Menurut Robi, paradigma berfikir menuju transisi energi ke energi bersih dan energi terbarukan, dapat mengurangi energi berbasis impor kepada energi berbasis domestik. Dengan demikian, Indonesia bisa mengoptimalkan EBT menjadi energi listrik yang zero emission (rendah emisi karbondioksida). “Dari sini kita bisa menghemat anggaran impor BBM sekaligus mendapatkan lingkungan dan udara yang bersih,” lanjut mahasiswa Teknik Kimia Universitas Riau tersebut.
Sejauh ini, lambatnya akselerasi EBT di Indonesia selalu dihadapkan pasa alasan biaya investasi yang mahal. Kalau memang itu yang terjadi, maka seharusnya anggaran super besar yang digunakan untuk mengimpor dan subsidi BBM, lebih baik dialihkan untuk membiayai dan mensubsidi EBT. Sehingga rakyat Indonesia bisa mendapatkan energi yang murah sekaligus bersih. “Stop sudah menggelontorkan subsidi untuk energi kotor yang harus impor,” kata dia.

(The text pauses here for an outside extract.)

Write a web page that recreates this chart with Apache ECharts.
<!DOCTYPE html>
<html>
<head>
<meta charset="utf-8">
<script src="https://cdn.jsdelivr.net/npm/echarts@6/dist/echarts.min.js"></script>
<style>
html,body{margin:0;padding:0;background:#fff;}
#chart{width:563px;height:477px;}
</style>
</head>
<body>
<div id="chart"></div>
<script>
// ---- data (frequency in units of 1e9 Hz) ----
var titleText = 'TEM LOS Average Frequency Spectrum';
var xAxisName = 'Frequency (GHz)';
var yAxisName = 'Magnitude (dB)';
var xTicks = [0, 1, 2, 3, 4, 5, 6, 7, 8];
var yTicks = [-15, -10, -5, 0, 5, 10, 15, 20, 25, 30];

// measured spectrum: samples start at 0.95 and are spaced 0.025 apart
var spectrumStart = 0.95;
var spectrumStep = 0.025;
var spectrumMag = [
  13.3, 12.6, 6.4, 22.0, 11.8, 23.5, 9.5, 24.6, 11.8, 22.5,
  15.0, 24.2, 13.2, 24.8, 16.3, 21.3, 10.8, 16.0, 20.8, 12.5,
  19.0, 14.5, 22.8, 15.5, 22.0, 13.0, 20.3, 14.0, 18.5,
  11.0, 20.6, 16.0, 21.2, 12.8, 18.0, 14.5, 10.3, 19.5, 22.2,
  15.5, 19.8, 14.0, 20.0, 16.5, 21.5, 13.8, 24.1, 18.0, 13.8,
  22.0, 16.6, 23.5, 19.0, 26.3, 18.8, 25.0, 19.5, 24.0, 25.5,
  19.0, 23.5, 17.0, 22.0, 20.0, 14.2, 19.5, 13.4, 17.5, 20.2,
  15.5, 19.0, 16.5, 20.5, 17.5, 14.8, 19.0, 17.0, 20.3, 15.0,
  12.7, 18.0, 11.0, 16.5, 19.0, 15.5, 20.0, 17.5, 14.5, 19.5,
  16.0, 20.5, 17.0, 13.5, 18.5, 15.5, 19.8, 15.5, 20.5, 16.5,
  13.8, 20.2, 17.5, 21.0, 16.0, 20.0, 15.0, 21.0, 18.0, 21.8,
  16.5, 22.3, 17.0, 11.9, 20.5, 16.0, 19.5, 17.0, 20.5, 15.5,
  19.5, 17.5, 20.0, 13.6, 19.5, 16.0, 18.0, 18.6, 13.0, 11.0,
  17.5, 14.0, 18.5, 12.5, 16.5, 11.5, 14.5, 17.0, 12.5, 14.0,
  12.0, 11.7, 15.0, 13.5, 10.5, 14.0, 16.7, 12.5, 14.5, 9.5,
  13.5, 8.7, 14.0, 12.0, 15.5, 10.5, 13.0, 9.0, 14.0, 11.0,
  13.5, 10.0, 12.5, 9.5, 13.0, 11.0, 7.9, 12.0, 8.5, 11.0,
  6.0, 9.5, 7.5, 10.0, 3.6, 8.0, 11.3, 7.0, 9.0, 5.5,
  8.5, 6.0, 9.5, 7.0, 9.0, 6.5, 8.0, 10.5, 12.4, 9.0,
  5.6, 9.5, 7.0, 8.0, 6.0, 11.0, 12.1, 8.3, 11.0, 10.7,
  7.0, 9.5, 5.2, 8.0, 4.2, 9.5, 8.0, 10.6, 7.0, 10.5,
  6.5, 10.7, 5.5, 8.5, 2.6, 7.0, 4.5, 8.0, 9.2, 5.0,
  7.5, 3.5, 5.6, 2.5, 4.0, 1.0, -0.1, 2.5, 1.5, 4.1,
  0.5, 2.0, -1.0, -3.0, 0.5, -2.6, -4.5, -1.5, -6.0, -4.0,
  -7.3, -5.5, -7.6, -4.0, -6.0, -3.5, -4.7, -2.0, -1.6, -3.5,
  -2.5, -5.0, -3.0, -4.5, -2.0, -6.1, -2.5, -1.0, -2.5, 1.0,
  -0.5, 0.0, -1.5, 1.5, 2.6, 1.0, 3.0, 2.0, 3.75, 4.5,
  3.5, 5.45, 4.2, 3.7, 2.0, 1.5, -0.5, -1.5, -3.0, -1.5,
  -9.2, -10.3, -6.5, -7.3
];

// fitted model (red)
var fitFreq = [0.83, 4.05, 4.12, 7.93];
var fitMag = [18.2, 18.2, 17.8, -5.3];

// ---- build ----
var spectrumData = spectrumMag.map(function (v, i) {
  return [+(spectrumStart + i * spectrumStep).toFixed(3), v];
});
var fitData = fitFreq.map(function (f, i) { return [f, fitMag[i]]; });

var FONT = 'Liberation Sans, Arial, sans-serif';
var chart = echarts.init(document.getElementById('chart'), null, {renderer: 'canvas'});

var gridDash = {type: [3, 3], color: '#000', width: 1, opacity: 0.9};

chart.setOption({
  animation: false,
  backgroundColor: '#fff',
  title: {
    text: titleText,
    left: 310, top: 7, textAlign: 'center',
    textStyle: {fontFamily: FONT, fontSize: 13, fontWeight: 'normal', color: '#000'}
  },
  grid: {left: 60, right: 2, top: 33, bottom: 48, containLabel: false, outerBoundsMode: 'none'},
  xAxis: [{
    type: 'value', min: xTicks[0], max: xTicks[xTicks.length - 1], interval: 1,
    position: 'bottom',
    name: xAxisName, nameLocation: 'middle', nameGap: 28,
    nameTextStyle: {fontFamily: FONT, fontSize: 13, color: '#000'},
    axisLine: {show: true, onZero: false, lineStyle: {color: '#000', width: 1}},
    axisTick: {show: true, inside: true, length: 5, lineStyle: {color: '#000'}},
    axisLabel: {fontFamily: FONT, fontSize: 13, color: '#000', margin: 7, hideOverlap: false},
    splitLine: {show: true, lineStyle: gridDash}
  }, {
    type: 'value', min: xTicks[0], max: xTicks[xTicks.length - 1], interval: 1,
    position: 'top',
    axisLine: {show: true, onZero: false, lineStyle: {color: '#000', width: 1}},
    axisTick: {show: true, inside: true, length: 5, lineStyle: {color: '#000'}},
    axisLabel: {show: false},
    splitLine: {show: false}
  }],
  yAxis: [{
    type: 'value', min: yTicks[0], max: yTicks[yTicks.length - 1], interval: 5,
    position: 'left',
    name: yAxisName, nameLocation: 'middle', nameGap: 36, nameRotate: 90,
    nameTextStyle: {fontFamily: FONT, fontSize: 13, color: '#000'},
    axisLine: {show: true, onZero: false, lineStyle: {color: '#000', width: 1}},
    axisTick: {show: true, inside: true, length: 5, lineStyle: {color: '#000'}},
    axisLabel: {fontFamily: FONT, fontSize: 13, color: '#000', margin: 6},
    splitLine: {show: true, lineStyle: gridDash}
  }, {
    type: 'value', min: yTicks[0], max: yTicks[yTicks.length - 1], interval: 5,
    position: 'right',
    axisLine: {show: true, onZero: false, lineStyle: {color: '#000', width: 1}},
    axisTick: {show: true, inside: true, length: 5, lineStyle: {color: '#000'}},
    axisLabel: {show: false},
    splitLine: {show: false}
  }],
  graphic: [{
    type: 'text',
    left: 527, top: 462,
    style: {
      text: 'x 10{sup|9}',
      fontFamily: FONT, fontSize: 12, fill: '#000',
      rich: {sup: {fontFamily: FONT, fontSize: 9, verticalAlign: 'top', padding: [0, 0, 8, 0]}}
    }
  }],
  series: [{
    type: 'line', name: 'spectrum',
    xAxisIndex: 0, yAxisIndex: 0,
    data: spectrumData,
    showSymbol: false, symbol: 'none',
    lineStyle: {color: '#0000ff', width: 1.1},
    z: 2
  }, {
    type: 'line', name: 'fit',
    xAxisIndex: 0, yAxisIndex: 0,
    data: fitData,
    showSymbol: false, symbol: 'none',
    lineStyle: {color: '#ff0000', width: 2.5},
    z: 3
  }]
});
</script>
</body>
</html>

Padahal, di sisi lain, kata Robi, DEM Indonesia melihat besarnya potensi energi primer Indonesia yang berbasis energi baru terbarukan (EBT). Antara lain pada panas bumi atau geothermal, cadangan yang dimiliki Indonesia mencapai 23,9 Gigawatt (GW) yang merupakan 40% cadangan geothermal dunia. “Kalau orang bilang Arab adalah surganya minyak bumi, maka Indonesia adalah surganya geothermal. Paling besar dibandingkan negara-negara lain,” kata Robi.
Namun sayang, lanjut dia, kekayaan potensi geothermal Indonesia itu sejauh ini baru termanfaatkan tidak lebih dari 20%. Belum lagi potensi EBT lainnya, seperi energi air, energi matahari, energi angin/bayu, dan potensi-potensi EBT lainnya yang berserak cukup banyak di seantero Nusantara, yang belum dimanfaatkan secara optimal. Upaya Pemerintah meningkatkan bauran energi pun hingga saat ini tidak pernah mencapai target.

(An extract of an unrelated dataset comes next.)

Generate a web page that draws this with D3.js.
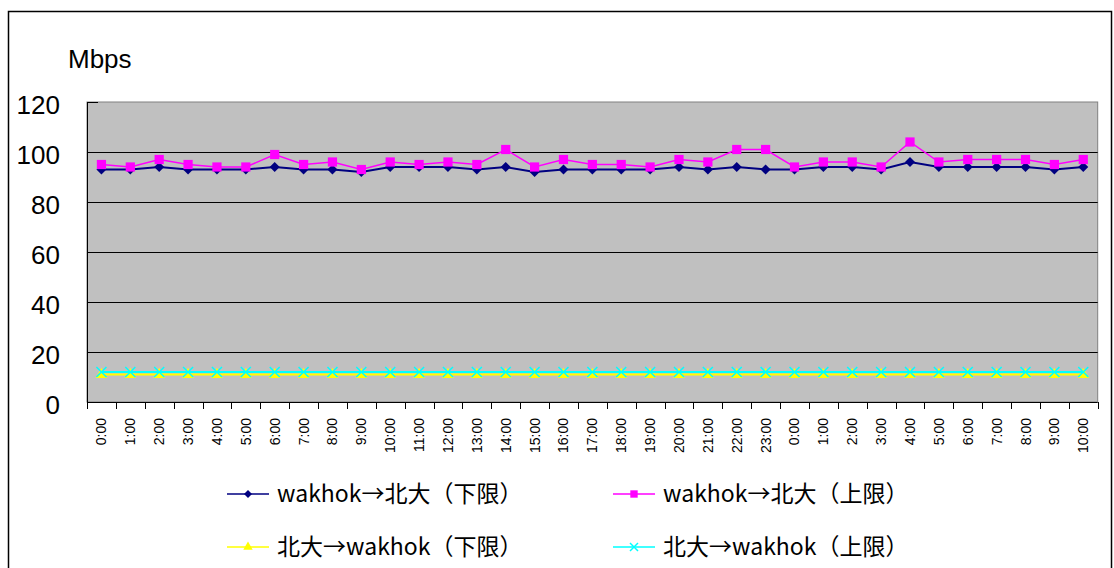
<!DOCTYPE html>
<html>
<head>
<meta charset="utf-8">
<script src="https://cdn.jsdelivr.net/npm/d3@7"></script>
<style>
  body { margin: 0; background: #fff; }
  svg text { font-family: "Liberation Sans", "Noto Sans CJK JP", sans-serif; fill: #000; }
</style>
</head>
<body>
<div id="area"></div>
<script>
// time slots along the x axis (two days, so labels repeat)
var hours = ['0:00','1:00','2:00','3:00','4:00','5:00','6:00','7:00','8:00','9:00',
  '10:00','11:00','12:00','13:00','14:00','15:00','16:00','17:00','18:00','19:00',
  '20:00','21:00','22:00','23:00','0:00','1:00','2:00','3:00','4:00','5:00',
  '6:00','7:00','8:00','9:00','10:00'];

var wakToHokLow  = [93,93,94,93,93,93,94,93,93,92,94,94,94,93,94,92,93,93,93,93,
                    94,93,94,93,93,94,94,93,96,94,94,94,94,93,94];
var wakToHokHigh = [95,94,97,95,94,94,99,95,96,93,96,95,96,95,101,94,97,95,95,94,
                    97,96,101,101,94,96,96,94,104,96,97,97,97,95,97];
var hokToWakLow  = [11,11,11,11,11,11,11,11,11,11,11,11,11,11,11,11,11,11,11,11,
                    11,11,11,11,11,11,11,11,11,11,11,11,11,11,11];
var hokToWakHigh = [12,12,12,12,12,12,12,12,12,12,12,12,12,12,12,12,12,12,12,12,
                    12,12,12,12,12,12,12,12,12,12,12,12,12,12,12];

var yTicks = [0, 20, 40, 60, 80, 100, 120];

var series = [
  {name: 'wakhok→北大（下限）', values: wakToHokLow,  color: '#000080', marker: 'diamond',  width: 2},
  {name: 'wakhok→北大（上限）', values: wakToHokHigh, color: '#FF00FF', marker: 'square',   width: 1.5},
  {name: '北大→wakhok（下限）', values: hokToWakLow,  color: '#FFFF00', marker: 'triangle', width: 2},
  {name: '北大→wakhok（上限）', values: hokToWakHigh, color: '#00FFFF', marker: 'cross',    width: 2}
];

var width = 1114, height = 568;
var plot = {left: 87, top: 102, right: 1097.7, bottom: 402};

var svg = d3.select('#area').append('svg')
  .attr('width', width).attr('height', height);

// outer frame
svg.append('rect')
  .attr('x', 8.5).attr('y', 11.5).attr('width', 1103).attr('height', 600)
  .attr('fill', 'none').attr('stroke', '#000').attr('stroke-width', 1.5);

var x = d3.scaleBand().domain(d3.range(hours.length)).range([plot.left, plot.right]);
var y = d3.scaleLinear().domain([0, 120]).range([plot.bottom, plot.top]);

// plot background
svg.append('rect')
  .attr('x', plot.left).attr('y', plot.top)
  .attr('width', plot.right - plot.left).attr('height', plot.bottom - plot.top)
  .attr('fill', '#C0C0C0').attr('stroke', '#808080').attr('stroke-width', 1);

// grid lines
svg.append('g').selectAll('line')
  .data(yTicks.filter(function(d) { return d > 0 && d < 120; }))
  .enter().append('line')
  .attr('x1', plot.left).attr('x2', plot.right)
  .attr('y1', function(d) { return Math.round(y(d)) + 0.5; })
  .attr('y2', function(d) { return Math.round(y(d)) + 0.5; })
  .attr('stroke', '#000').attr('stroke-width', 1);

// y axis
var yAxis = svg.append('g')
  .attr('transform', 'translate(' + plot.left + ',0)')
  .call(d3.axisLeft(y).tickValues(yTicks).tickSize(-11).tickPadding(27));
yAxis.select('.domain').attr('stroke', '#000');
yAxis.selectAll('.tick line').attr('stroke', '#000');
yAxis.selectAll('text')
  .attr('font-size', '26px').attr('dy', '0.45em')
  .style('font-family', '"Liberation Sans", sans-serif');

// x axis line and boundary ticks
svg.append('line')
  .attr('x1', plot.left).attr('x2', plot.right)
  .attr('y1', plot.bottom + 0.5).attr('y2', plot.bottom + 0.5)
  .attr('stroke', '#000').attr('stroke-width', 1.2);

var bounds = d3.range(hours.length + 1).map(function(i) {
  return i < hours.length ? x(i) : plot.right;
});
svg.append('g').selectAll('line')
  .data(bounds).enter().append('line')
  .attr('x1', function(d) { return Math.round(d) + 0.5; })
  .attr('x2', function(d) { return Math.round(d) + 0.5; })
  .attr('y1', plot.bottom).attr('y2', plot.bottom + 7)
  .attr('stroke', '#000').attr('stroke-width', 1);

svg.append('g').selectAll('text')
  .data(hours).enter().append('text')
  .attr('transform', function(d, i) {
    return 'translate(' + (x(i) + x.bandwidth() / 2 + 5) + ',' + 418 + ') rotate(-90)';
  })
  .attr('text-anchor', 'end')
  .attr('font-size', '14px')
  .style('font-family', '"Liberation Sans", sans-serif')
  .text(function(d) { return d; });

// unit label
svg.append('text')
  .attr('x', 68).attr('y', 68)
  .attr('font-size', '26px')
  .text('Mbps');

function drawMarker(g, type, color, size) {
  if (type === 'diamond') {
    g.append('path')
      .attr('d', d3.symbol().type(d3.symbolSquare).size(size * size * 0.5)())
      .attr('transform', 'rotate(45)')
      .attr('fill', color);
  } else if (type === 'square') {
    g.append('path')
      .attr('d', d3.symbol().type(d3.symbolSquare).size(size * size * 0.85)())
      .attr('fill', color);
  } else if (type === 'triangle') {
    g.append('path')
      .attr('d', d3.symbol().type(d3.symbolTriangle).size(size * size * 0.6)())
      .attr('fill', color);
  } else if (type === 'cross') {
    var h = size / 2;
    g.append('path')
      .attr('d', 'M' + (-h) + ',' + (-h) + 'L' + h + ',' + h + 'M' + (-h) + ',' + h + 'L' + h + ',' + (-h))
      .attr('stroke', color).attr('stroke-width', 1.5).attr('fill', 'none');
  }
}

var line = d3.line()
  .x(function(d, i) { return x(i) + x.bandwidth() / 2; })
  .y(function(d) { return y(d); });

// draw lower series first, so the upper ones sit on top
var drawOrder = [2, 3, 0, 1];
drawOrder.forEach(function(k) {
  var s = series[k];
  svg.append('path')
    .datum(s.values)
    .attr('d', line)
    .attr('fill', 'none')
    .attr('stroke', s.color)
    .attr('stroke-width', s.width);
  s.values.forEach(function(v, i) {
    var g = svg.append('g')
      .attr('transform', 'translate(' + (x(i) + x.bandwidth() / 2) + ',' + y(v) + ')');
    drawMarker(g, s.marker, s.color, 10);
  });
});

// legend
var legendPos = [[227, 494], [613, 494], [227, 547], [613, 547]];
series.forEach(function(s, k) {
  var lg = svg.append('g')
    .attr('transform', 'translate(' + legendPos[k][0] + ',' + legendPos[k][1] + ')');
  lg.append('line')
    .attr('x1', 0).attr('x2', 42).attr('y1', 0).attr('y2', 0)
    .attr('stroke', s.color).attr('stroke-width', 1.5);
  var m = lg.append('g').attr('transform', 'translate(21,0)');
  drawMarker(m, s.marker, s.color, 8);
  lg.append('text')
    .attr('x', 50).attr('y', 0).attr('dy', '0.36em')
    .attr('font-size', '23px')
    .style('font-family', '"Noto Sans CJK JP", sans-serif')
    .text(s.name);
});
</script>
</body>
</html>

Dalam kajian DEM Indonesia, jelas Robi, situasi yang timpang ini diakibatkan oleh tidak adanya political will yang jelas untuk beralih ke EBT. Ditambah lagi perilaku masyarakat yang terlalu asyik dengan energi fosil BBM yang niscaya akan habis dan tak tergantikan. “Kita terlalu asyik mengkonsumsi BBM hingga harus mengeluarkan anggaran raksasa untuk impor dan mensubsidi BBM, yang diketahui sangat tinggi emisi karbondioksida. Di sisi lain EBT yang merupakan energi bersih seolah diterlantarkan,” tegasnya.
Terkait itu pula, DEM Indonesia siap mengawal upaya pemerintah mengurangi anggaran subsidi BBM. Terutama, jika benar-benar dialihkan pada upaya membangun infrastruktur dan mensubsidi EBT. “Sedangkan meminimalisir dampak inflasi akibat kenaikan harga BBM subsidi, Pemerintah dapat menggelontorkan Bantuan Sosial kepada rakyat miskin,” lanjutnya.
Selain itu, DEM Indonesia juga mendesak kepada Pemerintah dan DPR untuk sesegera mungkin merampungkan Rancangan Undang-Undang Energi Baru dan Terbarukan, sehingga pembangunan industri energi baru dan energi terbarukan di negeri ini dapat berjalan pesat, menyongsong masa depan baru Indonesia Emas.